I just remember feeling the respect from Mike. He took a moment to teach me that if I earned it, others would respect me just like they did him. It made me feel good and confident, and every time after that, I took pride in the way I shook hands.
It was a simple lesson, but it was a pivotal one. It taught me that respect isn't deserved; it's earned. It's given by others based on the merit of the person in front of them.
That concept is hard for many people to grasp. Ego tells us that we deserve for people to respect us and care about us just because we breathe air. However, the truth is: that's just not real.
My father was a horse trainer, and he once said, "Cody, when you walk into a stall with a 1,000-pound animal, remember, it can kill you. You have to be acutely aware of what the animal is telling you and the boundaries it's setting. When you listen, it knows you understand respect, and once it knows that, you can build trust. Trust is the key to having a great relationship with the horse."
He followed it up with, "If you don't respect him, he'll make sure you know to next time."
This concept isn't just applicable to animals, though. We operate the same way throughout social experiences. However, in today's world, rather than pinning our ears and turning our rear-ends, we tend to distance ourselves from the next occurrence. The guy that has no respect gets to save face and go on living life as a parasite, suckling off the tits of others, while most of us just ensure he's never allowed back at the ranch.

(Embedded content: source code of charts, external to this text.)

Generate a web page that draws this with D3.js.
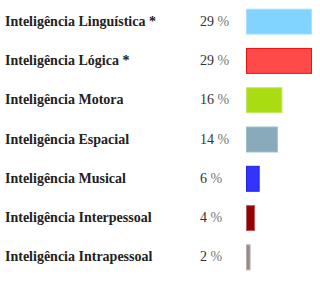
<!DOCTYPE html>
<html>
<head>
<meta charset="utf-8">
<script src="https://cdn.jsdelivr.net/npm/d3@7"></script>
<style>
  body { margin: 0; background: #fff; }
  .label { font-family: "Liberation Serif", serif; font-weight: bold; font-size: 14px; fill: #222; }
  .pct { font-family: "Liberation Serif", serif; font-size: 14px; fill: #333; }
  .pct tspan { fill: #777; }
</style>
</head>
<body>
<svg id="chart" width="320" height="283"></svg>
<script>
var categories = ['Inteligência Linguística *', 'Inteligência Lógica *', 'Inteligência Motora',
    'Inteligência Espacial', 'Inteligência Musical', 'Inteligência Interpessoal', 'Inteligência Intrapessoal'];
var values = [29, 29, 16, 14, 6, 4, 2];
var fills = ['#80d4ff', '#ff4a4a', '#aadd11', '#88aabb', '#3333ff', '#990000', '#998888'];
var strokes = ['#a8e2ff', '#ee1111', '#c4e866', '#9fbccb', '#2222dd', '#b06060', '#b8aeae'];

var svg = d3.select('#chart');

var y = d3.scaleBand()
    .domain(categories)
    .range([2, 277])
    .paddingInner(0.34)
    .paddingOuter(0.17);

var x = d3.scaleLinear()
    .domain([0, 29])
    .range([246, 312]);

var rows = svg.selectAll('g.row')
    .data(categories)
    .enter().append('g')
    .attr('class', 'row');

rows.append('rect')
    .attr('x', x(0) + 0.5)
    .attr('y', function(d) { return y(d) + 0.5; })
    .attr('width', function(d, i) { return x(values[i]) - x(0) - 1; })
    .attr('height', y.bandwidth() - 1)
    .attr('fill', function(d, i) { return fills[i]; })
    .attr('stroke', function(d, i) { return strokes[i]; })
    .attr('stroke-width', 1);

rows.append('text')
    .attr('class', 'label')
    .attr('x', 5)
    .attr('y', function(d) { return y(d) + y.bandwidth() / 2 + 4; })
    .text(function(d) { return d; });

var pct = rows.append('text')
    .attr('class', 'pct')
    .attr('x', 200)
    .attr('y', function(d) { return y(d) + y.bandwidth() / 2 + 4; })
    .text(function(d, i) { return values[i] + ' '; });
pct.append('tspan').text('%');
</script>
</body>
</html>
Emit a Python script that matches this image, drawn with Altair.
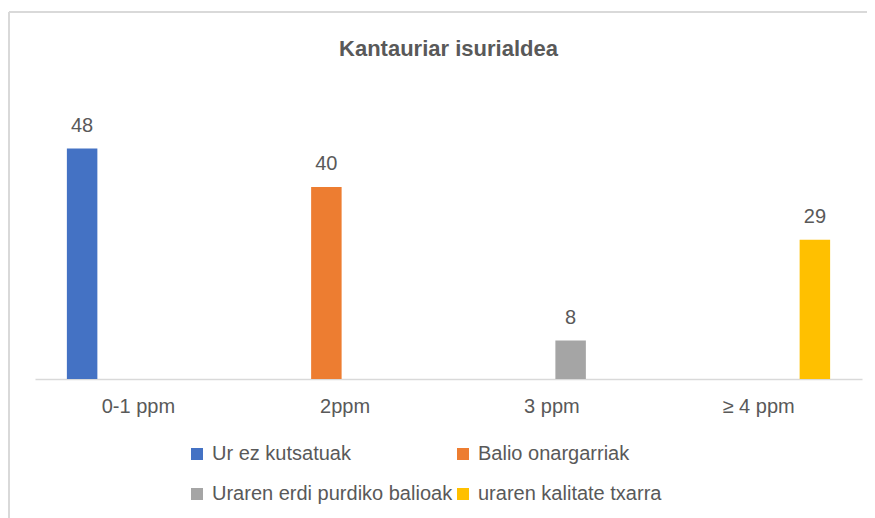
import altair as alt
import pandas as pd

title_text = ["Kantauriar isurialdea"]
categories = ["0-1 ppm", "2ppm", "3 ppm", "≥ 4 ppm"]
series = ["Ur ez kutsatuak", "Balio onargarriak", "Uraren erdi purdiko balioak", "uraren kalitate txarra"]
values = [48, 40, 8, 29]
colors = ["#4472C4", "#ED7D31", "#A5A5A5", "#FFC000"]

df = pd.DataFrame({"cat": categories, "ser": series, "val": values})
tdf = pd.DataFrame({"t": title_text})

W, H = 827, 288
FONT = "Liberation Sans"
GREY = "#595959"

x = alt.X("cat:N", sort=categories,
          scale=alt.Scale(paddingInner=0, paddingOuter=0),
          axis=alt.Axis(title=None, labelAngle=0, ticks=False, labelPadding=17,
                        labelFontSize=20, labelColor=GREY, labelFont=FONT,
                        domainColor="#d9d9d9", domainWidth=1.5, grid=False))
xo = alt.XOffset("ser:N", sort=series,
                 scale=alt.Scale(domain=series, paddingInner=0.187, paddingOuter=0.85))
y = alt.Y("val:Q", scale=alt.Scale(domain=[0, 60], nice=False), axis=None)

bars = alt.Chart(df).mark_bar().encode(
    x=x, xOffset=xo, y=y,
    color=alt.Color("ser:N", sort=series,
                    scale=alt.Scale(domain=series, range=colors),
                    legend=alt.Legend(title=None, orient="none", legendX=152, legendY=353,
                                      columns=2, direction="horizontal",
                                      symbolType="square", symbolSize=144,
                                      symbolStrokeWidth=0, labelFontSize=20,
                                      labelFont=FONT, labelColor=GREY,
                                      labelOffset=5, columnPadding=0, rowPadding=20,
                                      labelLimit=400, padding=0))
)

labels = alt.Chart(df).mark_text(fontSize=20, font=FONT, color=GREY, dy=-17,
                                 baseline="alphabetic").encode(
    x=x, xOffset=xo, y=y, text="val:Q"
)

title = alt.Chart(tdf).mark_text(font=FONT, fontSize=22,
                                 fontWeight="bold", color=GREY, align="center",
                                 baseline="alphabetic").encode(
    x=alt.value(W / 2), y=alt.value(-35), text="t:N"
)

frame_v = alt.Chart(df).mark_rule(color="#d9d9d9", strokeWidth=2).encode(
    x=alt.value(-26), y=alt.value(-79), y2=alt.value(H + 140)
)
frame_h = alt.Chart(df).mark_rule(color="#d9d9d9", strokeWidth=2).encode(
    x=alt.value(-26), x2=alt.value(W + 10), y=alt.value(-79)
)

chart = alt.layer(frame_v, frame_h, bars, labels, title).properties(
    width=W, height=H,
    autosize=alt.AutoSizeParams(type="none"),
    padding={"left": 27, "top": 83, "right": 5, "bottom": 139},
).configure_view(stroke=None)

chart.save("out.html", embed_options={"renderer": "svg", "actions": False})
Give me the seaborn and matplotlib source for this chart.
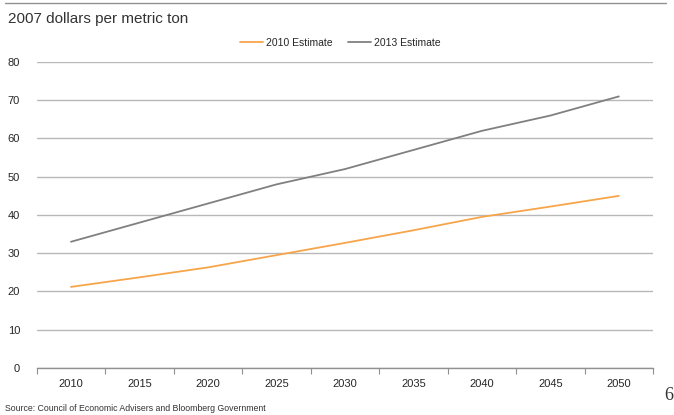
import matplotlib
matplotlib.use("Agg")
import matplotlib.pyplot as plt
import seaborn as sns
import pandas as pd
import numpy as np

years = [2010, 2015, 2020, 2025, 2030, 2035, 2040, 2045, 2050]
est_2010 = [21.2, 23.7, 26.3, 29.5, 32.7, 36.0, 39.5, 42.2, 45.0]
est_2013 = [33.0, 38.0, 43.0, 48.0, 52.0, 57.0, 62.0, 66.0, 71.0]
series_names = ["2010 Estimate", "2013 Estimate"]
y_ticks = [0, 10, 20, 30, 40, 50, 60, 70, 80]

df = pd.DataFrame({
    "year": years * 2,
    "value": est_2010 + est_2013,
    "series": [series_names[0]] * len(years) + [series_names[1]] * len(years),
})

sns.set_theme(style="white")
plt.rcParams['font.family'] = ['Liberation Sans Narrow', 'Liberation Sans', 'DejaVu Sans']

fig = plt.figure(figsize=(6.74, 4.15), dpi=100)
ax = fig.add_axes([0.0545, 0.1133, 0.9145, 0.7373])

palette = {series_names[0]: "#F7A54A", series_names[1]: "#808080"}
sns.lineplot(data=df, x="year", y="value", hue="series", palette=palette,
             linewidth=1.3, ax=ax, legend=False)

ax.set_xlim(2007.5, 2052.5)
ax.set_ylim(0, 80)
ax.set_yticks(y_ticks)
ax.set_yticklabels([str(t) for t in y_ticks], fontsize=8)
ax.set_xticks(years)
ax.set_xticklabels([str(y) for y in years], fontsize=8)
ax.set_xticks([2007.5 + 5 * i for i in range(10)], minor=True)
ax.tick_params(axis='x', which='major', length=0, pad=8)
ax.tick_params(axis='x', which='minor', length=4, color="#909090", width=0.8, direction='out', bottom=True)
ax.tick_params(axis='y', length=0, pad=12)
ax.set_xlabel("")
ax.set_ylabel("")
ax.yaxis.grid(True, color="#B8B8B8", linewidth=1.0)
ax.set_axisbelow(True)
for s in ["left", "right", "top"]:
    ax.spines[s].set_visible(False)
ax.spines["bottom"].set_color("#909090")
ax.spines["bottom"].set_linewidth(1.0)

# legend
from matplotlib.lines import Line2D
handles = [Line2D([0], [0], color=palette[n], lw=1.3) for n in series_names]
fig.legend(handles, series_names, loc="center", bbox_to_anchor=(0.505, 0.897),
           ncol=2, frameon=False, fontsize=7.5, handlelength=2.2, handletextpad=0.3,
           columnspacing=1.5)

# top rule
fig.add_artist(Line2D([0.008, 0.988], [0.993, 0.993], color="#909090", lw=1.0,
                      transform=fig.transFigure))

fig.text(0.012, 0.955, "2007 dollars per metric ton", fontsize=11, color="#333333",
         va="center", ha="left", family=['Liberation Sans', 'DejaVu Sans'])
fig.text(0.008, 0.015, "Source: Council of Economic Advisers and Bloomberg Government",
         fontsize=6.3, color="#333333", va="center", ha="left")
fig.text(0.986, 0.048, "6", fontsize=13, color="#333333", va="center", ha="left",
         family=['Liberation Serif', 'DejaVu Serif'])

fig.savefig("out.png", dpi=100)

See, somewhere along the way, we lost the concept of respect. Rather than building relationships, we began seeking the cement to build walls around our insecurities. Everyone with a smart phone can escape to virtual bubbles that affirm their ideas, and many times, those ideas just suck.
More and more people walk into a stall and expect to be able to climb on any horse, not realizing that if he or she can, someone else did years' worth of work for that to be possible. They don't put together that just because the horse is confident, it tolerates them. It doesn't equate to anything they've earned.
In the example of the twenty-year old son, he simply has no confidence; he's threatened by anything that makes him uncomfortable, and because life hasn't been forced upon him, he has no reason to break that pattern. He constantly feels like I did as a kid when Mike approached me with his hand out. He's insecure, unsure, and scared of learning something new. The difference is rather than seeking the Mikes of the world, the son finds Karens.
These are first-world problems, I know. However, as the saying goes, "Good times create weak men, and weak men create hard times."
We're in a revolutionary-type period, where we need the next steps: "hard times create strong men, and strong men create good times."
This is where my confidence lies. The pendulum swings, men start shaking hands again, and respect becomes a flagship principle as it has been in the past.
It must start with us, though. It's great to talk about problems, but we always have to end with a solution, and I think we can take a play out of Mike's playbook and be a great influence on the next 100 years.